BALTIMORE (WJZ)– A new Goucher poll shows how Marylanders stand on issues of national debate.
The poll asks questions that are dominating national politics, including free speech, race, and immigration.
One of Donald Trump’s first acts as president ignited protests in Maryland and around the country on the issue of immigration.
“In general, Marylanders are supportive of either a pathway to citizenship or a pathway to come sort of legal worker status,” said Mileah Kromer, who directs the Filed Politics Center.
The Goucher poll, which measures opinions of Maryland residents, finds that 65 percent of Marylanders say undocumented immigrants should be given a path to citizenship if they meet certain requirements.
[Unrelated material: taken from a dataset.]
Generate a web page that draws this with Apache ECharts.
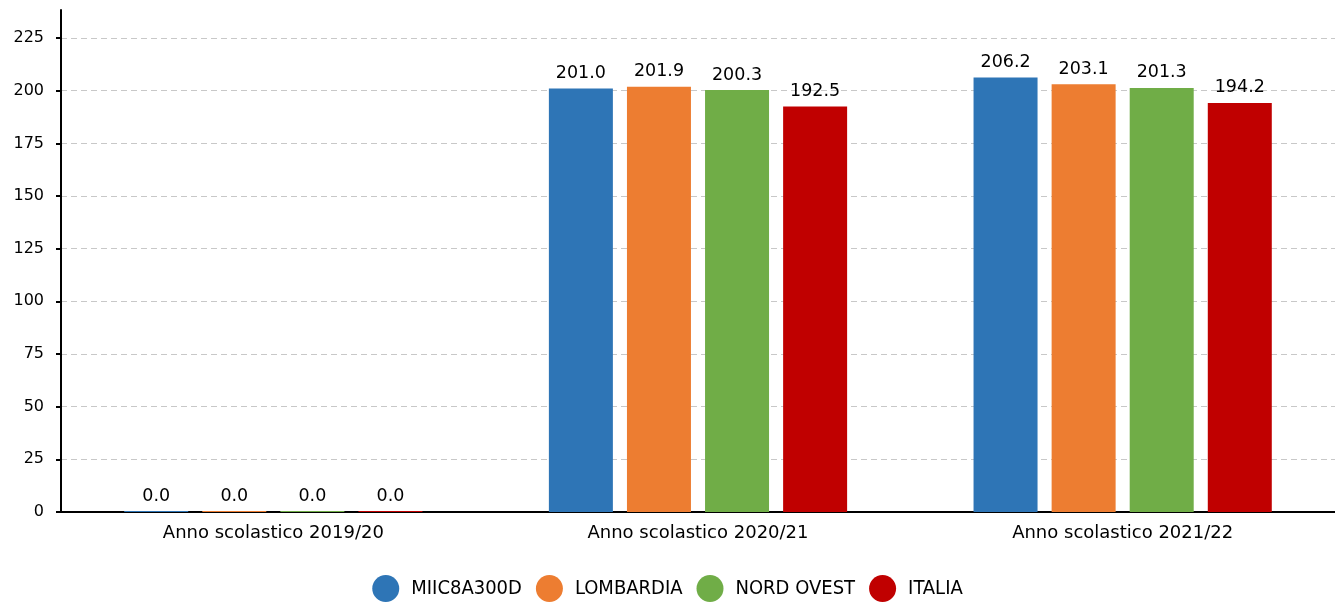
<!DOCTYPE html>
<html><head><meta charset="utf-8">
<script src="https://cdn.jsdelivr.net/npm/echarts@6/dist/echarts.min.js"></script>
<style>html,body{margin:0;padding:0;background:#fff}#c{width:1335px;height:605px}</style>
</head><body><div id="c"></div>
<script>
const categories = ['Anno scolastico 2019/20', 'Anno scolastico 2020/21', 'Anno scolastico 2021/22'];
const seriesNames = ['MIIC8A300D', 'LOMBARDIA', 'NORD OVEST', 'ITALIA'];
const miic = [0.0, 201.0, 206.2];
const lombardia = [0.0, 201.9, 203.1];
const nordOvest = [0.0, 200.3, 201.3];
const italia = [0.0, 192.5, 194.2];
const colors = ['#2E75B6', '#ED7D31', '#70AD47', '#C00000'];
const values = [miic, lombardia, nordOvest, italia];

const chart = echarts.init(document.getElementById('c'));
const font = 'DejaVu Sans';
chart.setOption({
  animation: false,
  textStyle: { fontFamily: font },
  grid: { left: 61, right: 0, top: 10, bottom: 93, containLabel: false },
  legend: {
    top: 570, left: 'center', icon: 'circle', itemWidth: 27, itemHeight: 27, itemGap: 14,
    textStyle: { fontSize: 20, color: '#000', fontFamily: 'DejaVu Sans Condensed', padding: [0, 0, 0, 7] },
    data: seriesNames
  },
  xAxis: {
    type: 'category', data: categories,
    axisLine: { lineStyle: { color: '#000', width: 2 } },
    axisTick: { show: false },
    axisLabel: { fontSize: 18, color: '#000', margin: 12, fontFamily: font }
  },
  yAxis: {
    type: 'value', min: 0, max: 238.3, interval: 25,
    axisLine: { show: true, lineStyle: { color: '#000', width: 2 } },
    axisTick: { show: true, length: 5, lineStyle: { color: '#000', width: 2 } },
    axisLabel: { fontSize: 16, color: '#000', showMaxLabel: false, margin: 17, fontFamily: font },
    splitLine: { show: true, showMaxLine: false, lineStyle: { color: '#c8c8c8', type: [6, 4] } }
  },
  series: values.map((v, i) => ({
    name: seriesNames[i], type: 'bar', data: v,
    barWidth: 64, barGap: '22%', barMinHeight: 1,
    itemStyle: { color: colors[i] },
    label: { show: true, position: 'top', distance: 6, fontSize: 17.5, color: '#000', fontFamily: font,
      formatter: p => p.value.toFixed(1) }
  }))
});
</script></body></html>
Twenty percent believe there should be a path to legal resident status, but not citizenship. Eleven percent think undocumented immigrants should be identified and deported.
“Only a small percentage of Marylanders are supportive of policies that focus on deportation,” Kromer said. “The first thing when we think about the Deferred Action for Childhood Arrivals policy is that the overwhelming majority of Marylanders support it.”
Seventy-five percent of Marylanders support DACA, allowing those brought to the U.S. as children to have temporary legal status. Only 20 percent are opposed.
“This might be an opportunity especially with DACA for individuals to come together to find a solution for this one singular immigration issue,” Kromer said.
The poll asked if police treat people of all races equally, 56 percent answered no.
“Fewer people agree now that police treat everybody equally in their communities than they did back in 2016. There’s been a 10 percent drop among both whites and African Americans here in Maryland,” Kromer said.
Forty-nine percent of Marylanders think Confederate statues should be removed. Forty-four percent disagreed.
Sixty-one percent also agreed that race relations in Maryland are worse now than in recent years.
The poll was conducted September 14 through 17, in the wake of the violence between white supremacists and counter protestors in Charlottesville, Virginia.